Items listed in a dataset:
______

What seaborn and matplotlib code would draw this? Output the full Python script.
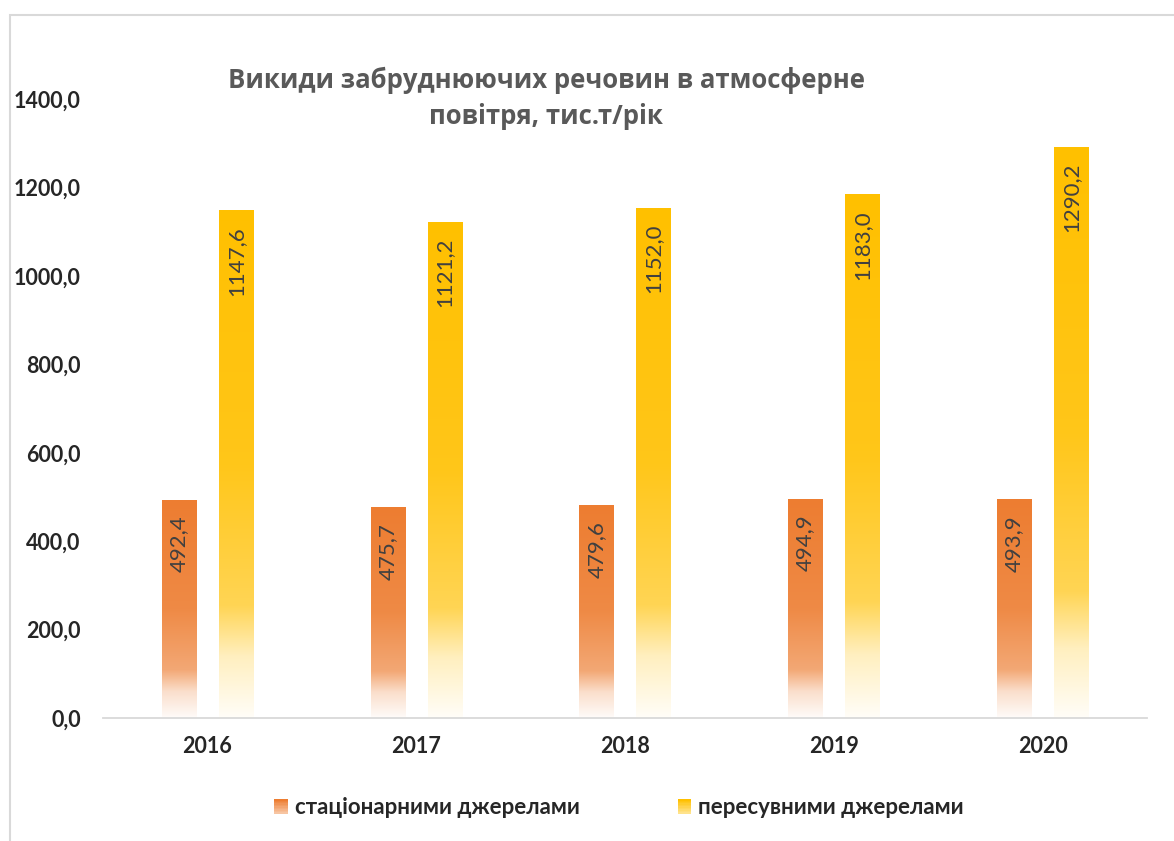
import numpy as np
import pandas as pd
import matplotlib
matplotlib.use("Agg")
import matplotlib.pyplot as plt
import seaborn as sns
from matplotlib.colors import to_rgb
from matplotlib.patches import Rectangle
from matplotlib.legend_handler import HandlerBase

# дані з діаграми
years = ["2016", "2017", "2018", "2019", "2020"]
stationary = [492.4, 475.7, 479.6, 494.9, 493.9]
mobile = [1147.6, 1121.2, 1152.0, 1183.0, 1290.2]
series_names = ["стаціонарними джерелами", "пересувними джерелами"]
series_colors = ["#ED7D31", "#FFC000"]
y_ticks = [0, 200, 400, 600, 800, 1000, 1200, 1400]
title_lines = ["Викиди забруднюючих речовин в атмосферне", "повітря, тис.т/рік"]

df = pd.DataFrame({
    "year": years * 2,
    "source": [series_names[0]] * len(years) + [series_names[1]] * len(years),
    "value": stationary + mobile,
})

sns.set_style("white")
plt.rcParams["font.family"] = ["Lato", "DejaVu Sans"]

W, H = 1174, 841
fig = plt.figure(figsize=(W / 100, H / 100), dpi=100)
ax = fig.add_axes([103 / W, 1 - 718 / H, (1147 - 103) / W, (718 - 99) / H])

sns.barplot(data=df, x="year", y="value", hue="source", palette=series_colors,
            width=0.545, gap=0.4, saturation=1, legend=False, ax=ax)


# частка білого в градієнті (0 - верх стовпчика, 1 - низ)
def white_mix(t):
    return np.interp(t, [0, 0.5, 0.78, 0.88, 1.0], [0, 0.1, 0.33, 0.75, 0.97])


def gradient_rgb(color, n=200):
    base = np.array(to_rgb(color))
    t = np.linspace(0, 1, n)
    w = white_mix(t)[:, None]
    return base * (1 - w) + w


# заміна заливки стовпчиків на вертикальний градієнт
for container, vals, col in zip(ax.containers, [stationary, mobile], series_colors):
    img = gradient_rgb(col)[:, None, :]
    for bar, v in zip(container, vals):
        x, w, h = bar.get_x(), bar.get_width(), bar.get_height()
        ax.imshow(img, extent=[x, x + w, 0, h], origin="upper", aspect="auto",
                  interpolation="bilinear", zorder=2)
        bar.set_visible(False)
        ax.annotate(f"{v:.1f}".replace(".", ","), (x + w / 2, h),
                    xytext=(0, -11), textcoords="offset points",
                    rotation=90, ha="center", va="top", fontsize=16,
                    color="#404040", zorder=3)

ax.set_xlim(-0.5, len(years) - 0.5)
ax.set_ylim(0, 1400)
ax.set_yticks(y_ticks)
ax.set_yticklabels([f"{t:.1f}".replace(".", ",") for t in y_ticks])
ax.set_xlabel("")
ax.set_ylabel("")
ax.tick_params(axis="y", length=0, pad=16, labelsize=15.5)
ax.tick_params(axis="x", length=0, pad=13, labelsize=15.5)
for lab in ax.get_xticklabels() + ax.get_yticklabels():
    lab.set_fontweight("bold")
for s in ["left", "right", "top"]:
    ax.spines[s].set_visible(False)
ax.spines["bottom"].set_color("#D9D9D9")
ax.spines["bottom"].set_linewidth(1.3)
ax.grid(False)

# заголовок
fig.text(546 / W, 1 - 80 / H, title_lines[0], ha="center", va="center",
         fontsize=18.5, fontweight="bold", color="#595959",
         family=["Open Sans", "DejaVu Sans"])
fig.text(546 / W, 1 - 116 / H, title_lines[1], ha="center", va="center",
         fontsize=18.5, fontweight="bold", color="#595959",
         family=["Open Sans", "DejaVu Sans"])


# легенда з градієнтними квадратиками
class GradientHandler(HandlerBase):
    def create_artists(self, legend, orig_handle, xdescent, ydescent,
                       width, height, fontsize, trans):
        base = np.array(to_rgb(orig_handle.get_facecolor()))
        t = np.linspace(0, 1, 10)[:, None]
        cols = base * (1 - 0.55 * t) + 0.55 * t
        n = len(cols)
        arts = []
        for i, c in enumerate(cols):
            r = Rectangle((-xdescent, -ydescent + height * (1 - (i + 1) / n)),
                          width, height / n + 0.3, facecolor=c, edgecolor="none",
                          transform=trans)
            arts.append(r)
        return arts


handles = [Rectangle((0, 0), 1, 1, facecolor=c) for c in series_colors]
fig.legend(handles, series_names, loc="center", bbox_to_anchor=(619 / W, 1 - 808 / H),
           ncol=2, frameon=False, handler_map={Rectangle: GradientHandler()},
           handlelength=0.62, handleheight=0.62, handletextpad=0.3,
           columnspacing=4.4, prop={"size": 16, "weight": "bold"})

# рамка діаграми
fig.patches.append(Rectangle((9.5 / W, -0.05), 1.2, 1 - 14.5 / H + 0.05,
                             transform=fig.transFigure, fill=False,
                             edgecolor="#D9D9D9", linewidth=1.5))

fig.savefig("out.png", dpi=100)
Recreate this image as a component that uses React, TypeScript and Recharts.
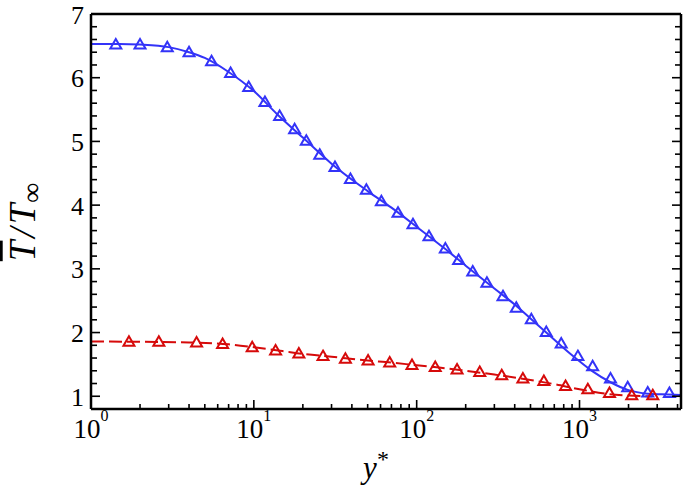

______

[Exercise description] Starting with the first line of the data above and ending with the line containing "from matplotlib.legend_handler import", please restate every line exactly, leaving images out.

[Result for this exercise]
What seaborn and matplotlib code would draw this? Output the full Python script.
import numpy as np
import pandas as pd
import matplotlib
matplotlib.use("Agg")
import matplotlib.pyplot as plt
import seaborn as sns
from matplotlib.colors import to_rgb
from matplotlib.patches import Rectangle
from matplotlib.legend_handler import HandlerBase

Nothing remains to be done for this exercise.